Free State premier Beatrice Marshoff, who appeared in the inquiry earlier this year, has acknowledged that just under R8 000 of the claim against her was private, not parliamentary, travel, and that she owes this amount.

Another former ANC MP, Alice Sigcawu, also appeared on Thursday.

The liquidators are asking her to account for R111 337, the bulk of it made up of tickets for which there is no record that Bathong was ever paid.

Sigcawu said a R22 313 flight to London, for a 2001 trip made as part of her duties with the public works portfolio committee, had been booked by the department of public works, and that it was responsible for payment.

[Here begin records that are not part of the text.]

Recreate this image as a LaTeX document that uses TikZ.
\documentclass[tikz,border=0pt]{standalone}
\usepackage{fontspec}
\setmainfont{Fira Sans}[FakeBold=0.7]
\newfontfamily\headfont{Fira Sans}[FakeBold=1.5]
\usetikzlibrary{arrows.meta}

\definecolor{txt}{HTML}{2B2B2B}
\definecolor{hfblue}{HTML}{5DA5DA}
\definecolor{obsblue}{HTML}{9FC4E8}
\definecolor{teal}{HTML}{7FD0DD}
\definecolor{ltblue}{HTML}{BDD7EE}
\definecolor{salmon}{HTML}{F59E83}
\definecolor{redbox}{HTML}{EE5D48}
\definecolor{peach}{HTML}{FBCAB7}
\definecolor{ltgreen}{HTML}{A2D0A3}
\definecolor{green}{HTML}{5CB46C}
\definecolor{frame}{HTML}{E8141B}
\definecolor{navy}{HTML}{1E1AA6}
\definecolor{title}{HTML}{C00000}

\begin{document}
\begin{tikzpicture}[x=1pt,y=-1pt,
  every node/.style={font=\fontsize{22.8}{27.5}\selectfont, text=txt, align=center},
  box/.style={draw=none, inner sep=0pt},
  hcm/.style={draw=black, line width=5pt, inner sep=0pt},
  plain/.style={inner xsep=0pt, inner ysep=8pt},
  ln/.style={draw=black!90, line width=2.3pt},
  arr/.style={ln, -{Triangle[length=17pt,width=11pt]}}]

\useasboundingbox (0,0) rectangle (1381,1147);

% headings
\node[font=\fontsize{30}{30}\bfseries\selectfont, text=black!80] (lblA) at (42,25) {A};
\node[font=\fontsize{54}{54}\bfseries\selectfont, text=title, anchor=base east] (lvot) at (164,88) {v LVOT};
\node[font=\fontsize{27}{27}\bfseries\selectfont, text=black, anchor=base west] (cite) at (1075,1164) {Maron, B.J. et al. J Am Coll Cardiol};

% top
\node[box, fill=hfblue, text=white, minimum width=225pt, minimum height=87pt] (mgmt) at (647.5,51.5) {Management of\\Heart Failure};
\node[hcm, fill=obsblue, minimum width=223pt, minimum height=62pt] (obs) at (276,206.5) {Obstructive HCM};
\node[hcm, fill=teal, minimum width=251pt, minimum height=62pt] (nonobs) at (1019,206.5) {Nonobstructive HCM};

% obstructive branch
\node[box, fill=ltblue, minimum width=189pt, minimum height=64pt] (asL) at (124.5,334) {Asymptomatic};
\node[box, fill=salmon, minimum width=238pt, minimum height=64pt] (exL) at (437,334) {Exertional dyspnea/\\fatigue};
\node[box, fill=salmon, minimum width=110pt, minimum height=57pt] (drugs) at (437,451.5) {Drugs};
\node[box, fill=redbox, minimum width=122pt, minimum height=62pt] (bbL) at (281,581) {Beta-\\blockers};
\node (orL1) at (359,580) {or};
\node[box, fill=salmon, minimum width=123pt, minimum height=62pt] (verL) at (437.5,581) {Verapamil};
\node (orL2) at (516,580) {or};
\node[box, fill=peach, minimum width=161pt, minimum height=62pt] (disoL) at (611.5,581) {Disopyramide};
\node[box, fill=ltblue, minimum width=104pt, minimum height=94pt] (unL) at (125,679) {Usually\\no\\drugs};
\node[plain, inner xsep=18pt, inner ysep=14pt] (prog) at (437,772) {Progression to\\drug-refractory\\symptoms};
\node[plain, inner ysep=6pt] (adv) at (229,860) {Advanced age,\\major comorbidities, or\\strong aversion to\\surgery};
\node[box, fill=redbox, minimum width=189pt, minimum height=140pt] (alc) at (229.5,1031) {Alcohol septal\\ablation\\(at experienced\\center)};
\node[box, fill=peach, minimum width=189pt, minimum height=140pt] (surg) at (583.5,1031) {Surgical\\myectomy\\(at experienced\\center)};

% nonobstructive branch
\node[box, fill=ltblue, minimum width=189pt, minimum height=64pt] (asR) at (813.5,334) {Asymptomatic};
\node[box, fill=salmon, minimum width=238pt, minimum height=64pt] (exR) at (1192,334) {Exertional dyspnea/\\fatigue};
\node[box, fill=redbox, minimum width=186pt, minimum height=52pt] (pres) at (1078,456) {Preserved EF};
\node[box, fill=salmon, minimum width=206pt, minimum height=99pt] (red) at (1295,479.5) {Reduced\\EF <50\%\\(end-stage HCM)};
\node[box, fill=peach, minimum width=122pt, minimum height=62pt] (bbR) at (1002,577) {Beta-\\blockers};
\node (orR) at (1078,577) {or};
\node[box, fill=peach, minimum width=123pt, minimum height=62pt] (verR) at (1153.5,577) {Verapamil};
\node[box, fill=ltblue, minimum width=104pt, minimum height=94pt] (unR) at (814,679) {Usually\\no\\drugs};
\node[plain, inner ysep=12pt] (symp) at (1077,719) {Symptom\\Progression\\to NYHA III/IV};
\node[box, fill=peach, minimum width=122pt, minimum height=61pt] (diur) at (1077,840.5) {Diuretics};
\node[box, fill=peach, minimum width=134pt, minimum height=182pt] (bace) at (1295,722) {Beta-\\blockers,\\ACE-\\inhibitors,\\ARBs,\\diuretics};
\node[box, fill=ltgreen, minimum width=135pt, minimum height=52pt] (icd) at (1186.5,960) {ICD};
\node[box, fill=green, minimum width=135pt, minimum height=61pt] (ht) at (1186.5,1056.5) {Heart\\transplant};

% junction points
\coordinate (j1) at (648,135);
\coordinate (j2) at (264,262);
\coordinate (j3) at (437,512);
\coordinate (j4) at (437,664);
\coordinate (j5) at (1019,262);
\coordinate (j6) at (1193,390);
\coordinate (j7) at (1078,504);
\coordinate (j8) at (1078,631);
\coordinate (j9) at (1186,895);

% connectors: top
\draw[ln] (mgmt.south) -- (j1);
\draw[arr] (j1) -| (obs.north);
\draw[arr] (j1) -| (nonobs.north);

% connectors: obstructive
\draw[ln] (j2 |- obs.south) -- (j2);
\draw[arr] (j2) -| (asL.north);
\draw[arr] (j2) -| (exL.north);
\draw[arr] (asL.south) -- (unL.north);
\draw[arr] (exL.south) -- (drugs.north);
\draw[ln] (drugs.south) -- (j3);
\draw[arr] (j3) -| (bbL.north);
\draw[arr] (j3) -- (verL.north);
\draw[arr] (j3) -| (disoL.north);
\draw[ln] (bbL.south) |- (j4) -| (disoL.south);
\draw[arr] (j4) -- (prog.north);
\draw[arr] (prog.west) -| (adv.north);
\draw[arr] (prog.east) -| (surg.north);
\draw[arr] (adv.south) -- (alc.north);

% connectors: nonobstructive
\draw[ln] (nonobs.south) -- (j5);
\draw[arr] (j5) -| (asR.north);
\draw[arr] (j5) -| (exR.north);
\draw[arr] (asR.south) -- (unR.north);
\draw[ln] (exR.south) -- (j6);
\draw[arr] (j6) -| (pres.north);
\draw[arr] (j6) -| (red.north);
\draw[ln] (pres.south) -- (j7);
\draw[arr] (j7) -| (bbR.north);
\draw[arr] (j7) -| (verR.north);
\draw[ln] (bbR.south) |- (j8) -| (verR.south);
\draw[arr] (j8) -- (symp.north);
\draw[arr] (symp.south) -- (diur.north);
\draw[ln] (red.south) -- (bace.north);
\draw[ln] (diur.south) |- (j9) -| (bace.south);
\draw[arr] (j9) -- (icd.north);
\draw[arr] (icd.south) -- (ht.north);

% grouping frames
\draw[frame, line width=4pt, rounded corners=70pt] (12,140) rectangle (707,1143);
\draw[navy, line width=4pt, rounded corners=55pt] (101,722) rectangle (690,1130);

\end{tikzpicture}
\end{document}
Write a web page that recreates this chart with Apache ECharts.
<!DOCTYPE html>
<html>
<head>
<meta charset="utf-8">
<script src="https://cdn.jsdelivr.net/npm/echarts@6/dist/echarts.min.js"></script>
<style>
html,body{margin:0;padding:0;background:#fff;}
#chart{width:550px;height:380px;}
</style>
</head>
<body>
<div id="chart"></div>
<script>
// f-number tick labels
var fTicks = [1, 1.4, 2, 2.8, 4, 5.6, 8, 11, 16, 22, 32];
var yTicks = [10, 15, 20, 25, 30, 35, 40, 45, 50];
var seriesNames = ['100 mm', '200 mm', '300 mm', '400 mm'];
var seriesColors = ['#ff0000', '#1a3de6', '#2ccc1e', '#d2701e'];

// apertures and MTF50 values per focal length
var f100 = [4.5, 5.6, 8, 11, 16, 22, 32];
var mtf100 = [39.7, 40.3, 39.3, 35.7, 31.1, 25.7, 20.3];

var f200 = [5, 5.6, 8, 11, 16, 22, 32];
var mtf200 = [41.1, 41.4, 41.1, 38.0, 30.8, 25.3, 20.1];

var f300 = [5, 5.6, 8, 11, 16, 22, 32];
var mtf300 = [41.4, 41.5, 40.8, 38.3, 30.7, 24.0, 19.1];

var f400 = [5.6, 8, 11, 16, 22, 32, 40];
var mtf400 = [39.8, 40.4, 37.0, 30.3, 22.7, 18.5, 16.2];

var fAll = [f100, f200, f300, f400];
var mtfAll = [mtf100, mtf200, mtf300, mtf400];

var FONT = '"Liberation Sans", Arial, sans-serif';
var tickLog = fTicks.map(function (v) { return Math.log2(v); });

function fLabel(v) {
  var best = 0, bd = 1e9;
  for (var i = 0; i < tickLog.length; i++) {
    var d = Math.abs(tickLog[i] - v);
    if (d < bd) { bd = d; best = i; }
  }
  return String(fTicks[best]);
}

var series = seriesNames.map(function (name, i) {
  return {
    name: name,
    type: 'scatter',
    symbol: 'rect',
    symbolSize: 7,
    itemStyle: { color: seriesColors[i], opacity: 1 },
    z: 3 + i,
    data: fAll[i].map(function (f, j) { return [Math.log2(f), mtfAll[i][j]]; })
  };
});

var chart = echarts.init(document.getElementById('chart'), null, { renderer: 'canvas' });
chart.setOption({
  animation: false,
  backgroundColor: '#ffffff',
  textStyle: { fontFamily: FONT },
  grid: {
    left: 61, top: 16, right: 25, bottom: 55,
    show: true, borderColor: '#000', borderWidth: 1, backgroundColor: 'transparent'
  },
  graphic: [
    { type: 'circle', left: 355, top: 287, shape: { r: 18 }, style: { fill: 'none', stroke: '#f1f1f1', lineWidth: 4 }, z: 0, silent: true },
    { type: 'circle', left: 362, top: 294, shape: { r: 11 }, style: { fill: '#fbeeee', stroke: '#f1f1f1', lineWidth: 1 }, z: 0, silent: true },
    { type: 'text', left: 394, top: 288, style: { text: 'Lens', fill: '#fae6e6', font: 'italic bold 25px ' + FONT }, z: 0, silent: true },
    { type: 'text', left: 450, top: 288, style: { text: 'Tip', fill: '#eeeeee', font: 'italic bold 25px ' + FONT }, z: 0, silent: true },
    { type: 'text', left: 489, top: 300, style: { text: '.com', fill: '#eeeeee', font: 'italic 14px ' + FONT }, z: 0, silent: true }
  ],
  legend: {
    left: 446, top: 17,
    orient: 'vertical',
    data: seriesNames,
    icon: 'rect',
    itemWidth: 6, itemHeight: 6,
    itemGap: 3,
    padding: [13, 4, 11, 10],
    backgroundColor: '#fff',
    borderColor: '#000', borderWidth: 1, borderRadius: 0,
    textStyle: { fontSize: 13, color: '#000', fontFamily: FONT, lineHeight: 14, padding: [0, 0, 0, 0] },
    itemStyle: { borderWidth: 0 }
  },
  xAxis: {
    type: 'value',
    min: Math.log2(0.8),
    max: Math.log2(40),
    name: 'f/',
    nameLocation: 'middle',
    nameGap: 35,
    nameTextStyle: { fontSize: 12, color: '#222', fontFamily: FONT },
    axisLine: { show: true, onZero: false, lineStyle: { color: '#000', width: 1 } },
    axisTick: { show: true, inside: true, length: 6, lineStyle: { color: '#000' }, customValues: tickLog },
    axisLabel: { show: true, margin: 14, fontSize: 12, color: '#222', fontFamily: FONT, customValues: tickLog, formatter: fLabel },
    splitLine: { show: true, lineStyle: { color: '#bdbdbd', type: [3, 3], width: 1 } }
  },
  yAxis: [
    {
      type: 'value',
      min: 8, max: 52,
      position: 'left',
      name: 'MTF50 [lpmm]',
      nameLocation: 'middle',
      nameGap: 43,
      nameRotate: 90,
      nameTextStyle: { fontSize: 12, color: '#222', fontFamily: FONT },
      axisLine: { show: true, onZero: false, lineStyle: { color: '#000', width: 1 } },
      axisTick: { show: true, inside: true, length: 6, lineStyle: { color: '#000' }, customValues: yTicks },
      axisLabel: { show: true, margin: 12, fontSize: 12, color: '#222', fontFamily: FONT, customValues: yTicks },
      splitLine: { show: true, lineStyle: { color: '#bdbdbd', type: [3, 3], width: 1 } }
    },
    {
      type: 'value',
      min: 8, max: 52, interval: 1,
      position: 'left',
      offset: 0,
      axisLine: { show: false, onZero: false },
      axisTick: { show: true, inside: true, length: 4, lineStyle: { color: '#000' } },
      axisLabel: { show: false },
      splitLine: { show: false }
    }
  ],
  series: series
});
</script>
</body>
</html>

Kurz said he was going to give her an opportunity to go to Parliament and track down missing vouchers.

However, as with Mnumzana, he told her that there were none, and that his instructions at the moment were to reclaim the amount from her.

Sigcawu, speaking through a Xhosa interpreter, said it was possible someone had "forged names".

Kurz told the court that summonses had so far been issued against 22 current and former MPs.